After some searching for a suitable contractor, it turned out that the ideal candidate was right on site: Knoll's automation department. The contract was awarded in May 2022. As Staud already knew exactly what was needed and had prepared perfect data material, the project planning phase only took a few months. During this time, Staud had the elevated track demolished and the entire floor renovated, as it was not suitable for AGVs. In addition, a secure, stable WLAN connection had to be installed, which would later be required as the basis for data exchange.

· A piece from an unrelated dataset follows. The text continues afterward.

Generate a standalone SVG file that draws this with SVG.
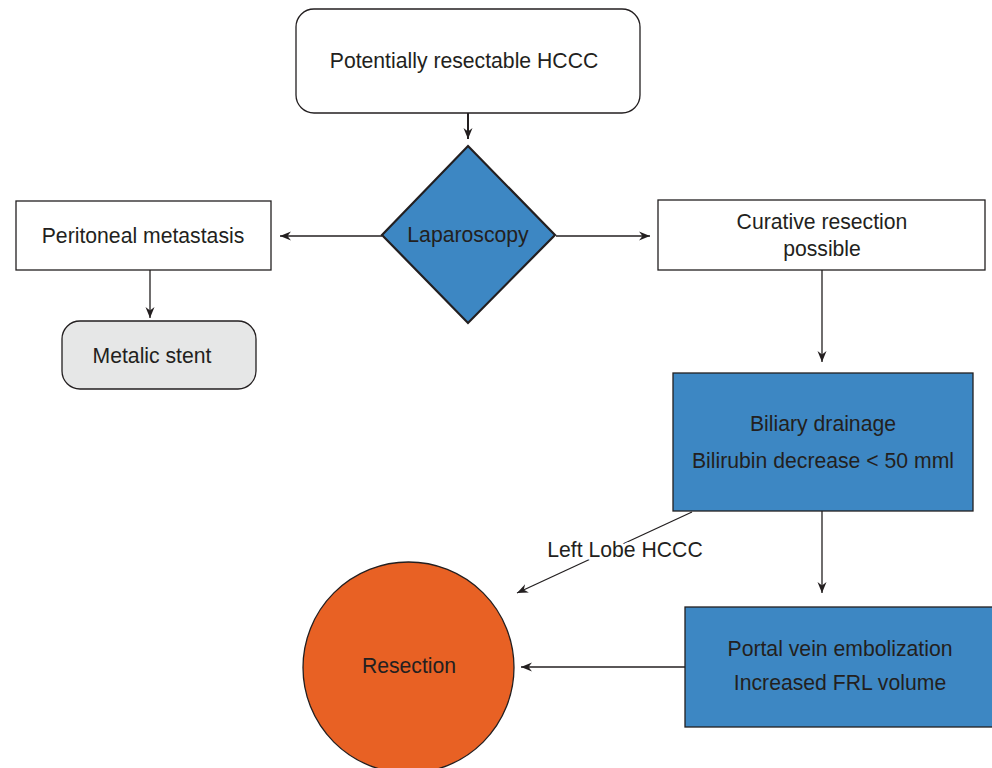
<svg xmlns="http://www.w3.org/2000/svg" width="992" height="768" viewBox="0 0 992 768">
<defs>
<marker id="arr" markerWidth="12" markerHeight="10" refX="11" refY="5" orient="auto" markerUnits="userSpaceOnUse">
<path d="M0,0.5 L11,5 L0,9.5 L3.5,5 Z" fill="#231f20"/>
</marker>
<style>
.t{font-family:"Liberation Sans",Arial,sans-serif;font-size:21.2px;fill:#231f20;text-anchor:middle;dominant-baseline:central}
.box{stroke:#231f20;stroke-width:1.3}
.ln{stroke:#231f20;stroke-width:1.3;fill:none;marker-end:url(#arr)}
.blue{fill:#3d87c3}
</style>
</defs>
<rect width="992" height="768" fill="#fff"/>
<g id="connectors">
<line class="ln" x1="468" y1="113" x2="468" y2="139" style="stroke-width:2"/>
<line class="ln" x1="382" y1="236" x2="280" y2="236"/>
<line class="ln" x1="556" y1="236" x2="650" y2="236"/>
<line class="ln" x1="150" y1="270" x2="150" y2="318"/>
<line class="ln" x1="822" y1="270" x2="822" y2="362"/>
<line class="ln" x1="822" y1="511" x2="822" y2="593"/>
<line class="ln" x1="685" y1="667" x2="521" y2="667"/>
<line class="ln" x1="692" y1="512" x2="517" y2="593"/>
<text class="t" x="625" y="549" stroke="#fff" stroke-width="6" paint-order="stroke" stroke-linejoin="round">Left Lobe HCCC</text>
</g>
<g id="start">
<rect class="box" x="296" y="9" width="344" height="104" rx="18" fill="#fff"/>
<text class="t" x="464" y="60">Potentially resectable HCCC</text>
</g>
<g id="laparoscopy">
<polygon class="box blue" points="468,146 555,235 468,323 382,235" style="stroke-width:2.2"/>
<text class="t" x="468" y="234">Laparoscopy</text>
</g>
<g id="peritoneal">
<rect class="box" x="16" y="201" width="255" height="69" fill="#fff"/>
<text class="t" x="143" y="235">Peritoneal metastasis</text>
</g>
<g id="stent">
<rect class="box" x="62" y="321" width="194" height="68" rx="18" fill="#e6e7e7"/>
<text class="t" x="152" y="355">Metalic stent</text>
</g>
<g id="curative">
<rect class="box" x="658" y="200" width="327" height="70" fill="#fff"/>
<text class="t" x="822" y="221">Curative resection</text>
<text class="t" x="822" y="248">possible</text>
</g>
<g id="biliary">
<rect class="box blue" x="673" y="373" width="300" height="138"/>
<text class="t" x="823" y="423">Biliary drainage</text>
<text class="t" x="823" y="460">Bilirubin decrease &lt; 50 mml</text>
</g>
<g id="portal">
<rect class="box blue" x="685" y="607" width="312" height="120"/>
<text class="t" x="840" y="648">Portal vein embolization</text>
<text class="t" x="840" y="682">Increased FRL volume</text>
</g>
<g id="resection">
<circle class="box" cx="408.5" cy="667.5" r="105.5" fill="#e86124"/>
<text class="t" x="409" y="665">Resection</text>
</g>
</svg>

The installation lasted from Christmas to Epiphany. Since then, the two AGVs, christened Bibi and Tina by the employees, have been transporting the stacks of chipboard. "Of course, we had a few sticking points to overcome up until then," reveals Philipp Miller, Knoll Sales Automation. One challenge, for example, was the connection to Staud's existing conveyor technology. The height of the existing conveyor belts was too low for the AGVs to pass underneath them and pick up the carrier plates. "We developed a customer-specific lifting station for this," explains Philipp Miller. "Directly in front of the lifting station, we also installed a mechanical device that aligns the carrier plates precisely."

Dirk Schmidtmeier is very satisfied with this solution: "This is rock-solid mechanical engineering that not every automation company can offer." This expertise also paid off when it came to designing the buffer stations. Knoll succeeded in arranging 137 stations next to each other in the limited space available. Philipp Miller explains: "These buffer stations have to accommodate panel stacks weighing 800 kg, but without a lower support so that the AGV can drive underneath. We solved this with a type of cantilever rack." The narrow aisle to the buffer stations also influenced the choice of AGV. Christian Spohn explains that a new type X1 AGV developed by Safelog is being used here for the first time, which, among other things, enables space-saving turning on the spot.

Successful communication between AGV, PLC and PPS

One special feature was the networking of the two AGVs with the Knoll PLC and the production planning system from Staud. "Every stack of panels that comes from the machine line has a DMC barcode," says Christian Spohn, describing the process. "We scan it automatically at the transfer station and use it to manage the stack and the respective buffer location in a database. If the picking employee needs certain chipboards, he also requests them via a barcode to be scanned, and the AGV knows exactly which buffer location it has to go to for collection."

As two AGVs are on the move between the pick-up and drop-off stations and buffer areas, there are priority rules and each AGV recognizes where the other AGV is located. "The total volume of data is enormous," confirms Christian Spohn. "In order not to overload the computing power - especially for the AGVs - we have found a practical solution that streamlines the amount of data."